The rumblings at Iceland's largest volcano system have raised worries of an eruption that could spell trouble for air travel. In 2010, an ash cloud from the Eyjafjallajokull volcano closed much of Europe's airspace for six days.

"During the night we have had three larger events, two of them in the Bardarbunga caldera. Those were 5.2 and 5.3, and very similar to the events that we have seen there before," said Palmi Erlendsson, a geologist at the Met Office.

He said there had also been a 4.5 magnitude quake at the Askja volcano, 50 kilometers (30 miles)to the north, probably because of magma from Bardarbunga moving in that direction.

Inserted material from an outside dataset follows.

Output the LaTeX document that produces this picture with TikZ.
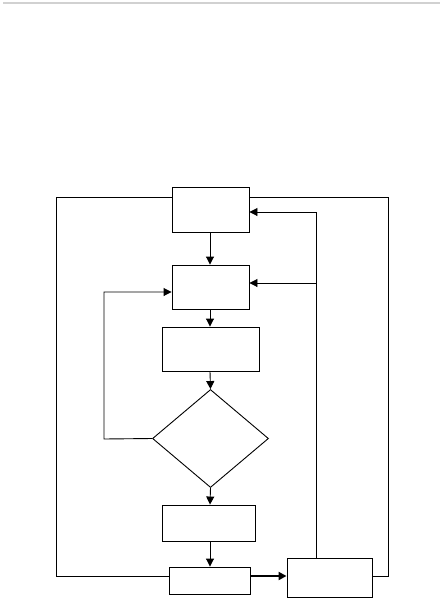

The magma still has some 15 kilometers to go before potentially reaching Askja, a scenario which could also cause an ash-producing eruption, like an eruption at Bardarbunga itself, Erlendsson said.

The most likely scenario if there were an eruption now, would be one between the two volcanos, he said.

"That would not be as dangerous ... in terms of ash," he said. "But it's impossible to say what will happen," he added, pointing to the possibility of magma continuing to flow toward Askja, or even of the volcanic activity halting altogether.

The night before saw a magnitude 5.7 quake -- the biggest earthquake yet at Bardarbunga.

On Sunday, Iceland lowered its warning code for possible volcanic disruption to the aviation industry to orange from red, after concluding that seismic activity had not led to a volcanic eruption under the glacier.

A red alert, the highest warning level, indicates an eruption is imminent or underway, with a significant emission of ash likely.